A interrupção do acesso à internet pela população, um dos pontos exigidos pela sharia, é a premissa básica de um possível retrocesso no desenvolvimento tecnológico dessas empresas. A saída gradual (e agora total) dos soldados e outros funcionários do governo americano podem, porém, impactar o bom desempenho dessa indústria, que agora disputará pela atenção de um número reduzido de pessoas, e com recursos escassos.

Uma outra incerteza está relacionada ao que deve acontecer sobre políticas fiscais e monetárias. O Talibã ainda não se pronunciou sobre o assunto, mas o cenário não inspira otimismo das empresas, que há muito já se queixavam da alta carga tributária para o desenvolvimento de negócios.

Há 5 anos, o cenário era otimista e a retirada gradual de tropas e menor injeção de capital estrangeiro serviram de alavanca natural para o empreendedorismo. “Embora a situação não tenha mudado muito até hoje, os países estrangeiros estão gradualmente retirando suas tropas do país.
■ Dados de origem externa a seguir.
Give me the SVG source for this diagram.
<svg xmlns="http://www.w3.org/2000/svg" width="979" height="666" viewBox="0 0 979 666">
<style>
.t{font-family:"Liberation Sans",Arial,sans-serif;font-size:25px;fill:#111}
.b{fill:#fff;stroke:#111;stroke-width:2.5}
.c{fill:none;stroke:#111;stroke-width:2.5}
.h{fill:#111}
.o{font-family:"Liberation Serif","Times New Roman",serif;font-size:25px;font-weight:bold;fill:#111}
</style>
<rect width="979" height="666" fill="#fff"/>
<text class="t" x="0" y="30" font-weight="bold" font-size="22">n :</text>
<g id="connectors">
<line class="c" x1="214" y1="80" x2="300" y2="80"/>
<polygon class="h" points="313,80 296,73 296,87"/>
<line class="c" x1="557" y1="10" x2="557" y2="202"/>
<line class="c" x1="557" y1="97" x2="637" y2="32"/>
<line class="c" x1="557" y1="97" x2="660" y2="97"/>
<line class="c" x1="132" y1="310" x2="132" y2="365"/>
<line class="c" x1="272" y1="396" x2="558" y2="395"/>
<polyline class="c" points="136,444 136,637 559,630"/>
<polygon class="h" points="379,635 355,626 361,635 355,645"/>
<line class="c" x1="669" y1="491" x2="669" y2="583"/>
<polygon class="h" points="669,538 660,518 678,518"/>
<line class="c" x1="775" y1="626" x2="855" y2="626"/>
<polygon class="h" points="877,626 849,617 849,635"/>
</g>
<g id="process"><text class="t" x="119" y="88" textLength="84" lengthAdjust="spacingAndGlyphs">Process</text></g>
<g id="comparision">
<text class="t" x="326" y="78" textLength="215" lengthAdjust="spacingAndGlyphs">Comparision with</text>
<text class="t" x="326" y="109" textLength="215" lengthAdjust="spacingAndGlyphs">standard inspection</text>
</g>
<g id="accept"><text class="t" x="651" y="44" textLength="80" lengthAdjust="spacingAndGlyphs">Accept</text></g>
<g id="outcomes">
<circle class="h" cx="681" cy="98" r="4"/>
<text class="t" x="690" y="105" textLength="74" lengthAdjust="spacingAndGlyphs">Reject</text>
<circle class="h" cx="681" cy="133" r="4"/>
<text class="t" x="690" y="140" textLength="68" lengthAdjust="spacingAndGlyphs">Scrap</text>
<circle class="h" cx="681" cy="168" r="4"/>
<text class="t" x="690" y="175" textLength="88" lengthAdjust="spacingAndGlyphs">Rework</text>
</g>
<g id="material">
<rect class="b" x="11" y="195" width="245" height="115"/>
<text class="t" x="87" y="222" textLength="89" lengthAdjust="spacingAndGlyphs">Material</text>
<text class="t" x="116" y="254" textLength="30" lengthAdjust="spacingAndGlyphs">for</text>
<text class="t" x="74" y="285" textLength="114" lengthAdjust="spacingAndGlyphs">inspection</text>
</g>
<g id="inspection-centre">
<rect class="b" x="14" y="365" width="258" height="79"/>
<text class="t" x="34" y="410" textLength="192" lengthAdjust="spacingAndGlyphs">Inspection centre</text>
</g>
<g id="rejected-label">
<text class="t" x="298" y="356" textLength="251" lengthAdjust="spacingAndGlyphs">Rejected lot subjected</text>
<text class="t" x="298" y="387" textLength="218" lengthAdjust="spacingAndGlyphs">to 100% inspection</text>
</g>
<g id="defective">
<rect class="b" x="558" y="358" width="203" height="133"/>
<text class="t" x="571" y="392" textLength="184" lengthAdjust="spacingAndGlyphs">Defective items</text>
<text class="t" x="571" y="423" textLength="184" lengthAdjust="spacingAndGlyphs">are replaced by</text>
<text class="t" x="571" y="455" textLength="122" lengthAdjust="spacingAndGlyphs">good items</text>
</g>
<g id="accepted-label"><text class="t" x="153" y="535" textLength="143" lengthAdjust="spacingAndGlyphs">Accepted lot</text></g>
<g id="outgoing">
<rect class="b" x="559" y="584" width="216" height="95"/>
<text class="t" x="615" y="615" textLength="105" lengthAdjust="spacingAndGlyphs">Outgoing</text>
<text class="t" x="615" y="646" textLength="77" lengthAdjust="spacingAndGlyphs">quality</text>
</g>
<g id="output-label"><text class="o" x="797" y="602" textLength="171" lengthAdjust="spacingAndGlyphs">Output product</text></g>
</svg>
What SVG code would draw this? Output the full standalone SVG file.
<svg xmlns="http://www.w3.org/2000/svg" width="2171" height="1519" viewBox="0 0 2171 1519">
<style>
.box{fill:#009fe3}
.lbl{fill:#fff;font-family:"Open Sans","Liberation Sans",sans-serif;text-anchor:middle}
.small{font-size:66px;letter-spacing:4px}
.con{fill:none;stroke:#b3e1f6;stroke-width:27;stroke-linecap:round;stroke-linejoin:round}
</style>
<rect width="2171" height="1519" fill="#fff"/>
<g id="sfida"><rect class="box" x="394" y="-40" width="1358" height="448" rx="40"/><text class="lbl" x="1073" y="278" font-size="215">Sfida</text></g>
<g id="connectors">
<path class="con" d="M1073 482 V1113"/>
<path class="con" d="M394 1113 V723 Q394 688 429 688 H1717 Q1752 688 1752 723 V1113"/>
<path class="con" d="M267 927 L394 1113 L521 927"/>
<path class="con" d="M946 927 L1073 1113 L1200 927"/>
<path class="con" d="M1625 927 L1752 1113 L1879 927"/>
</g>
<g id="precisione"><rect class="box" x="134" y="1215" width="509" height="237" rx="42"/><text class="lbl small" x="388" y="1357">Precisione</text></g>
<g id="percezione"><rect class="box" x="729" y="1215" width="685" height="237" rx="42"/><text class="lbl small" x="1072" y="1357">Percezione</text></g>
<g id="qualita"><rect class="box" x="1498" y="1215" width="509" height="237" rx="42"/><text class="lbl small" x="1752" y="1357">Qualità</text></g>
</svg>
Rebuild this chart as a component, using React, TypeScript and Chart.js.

Onde esse ato reduziu a ajuda financeira que o Afeganistão vinha recebendo ao longo dos anos, o que é digno de comemoração é o fato de que, agora, os afegãos têm a chance perfeita de moldar e transformar o Afeganistão em um país próspero por dentro”, escreveu Didar, em um artigo publicado na época.

As lacunas de educação, de infraestrutura, acesso à energia e internet continuarão sem empecilhos e oportunidades. Infelizmente, pautas mais urgentes, e graves, se instalaram com a volta do Talibã. É um atraso que definitivamente não combina com empreendedorismo.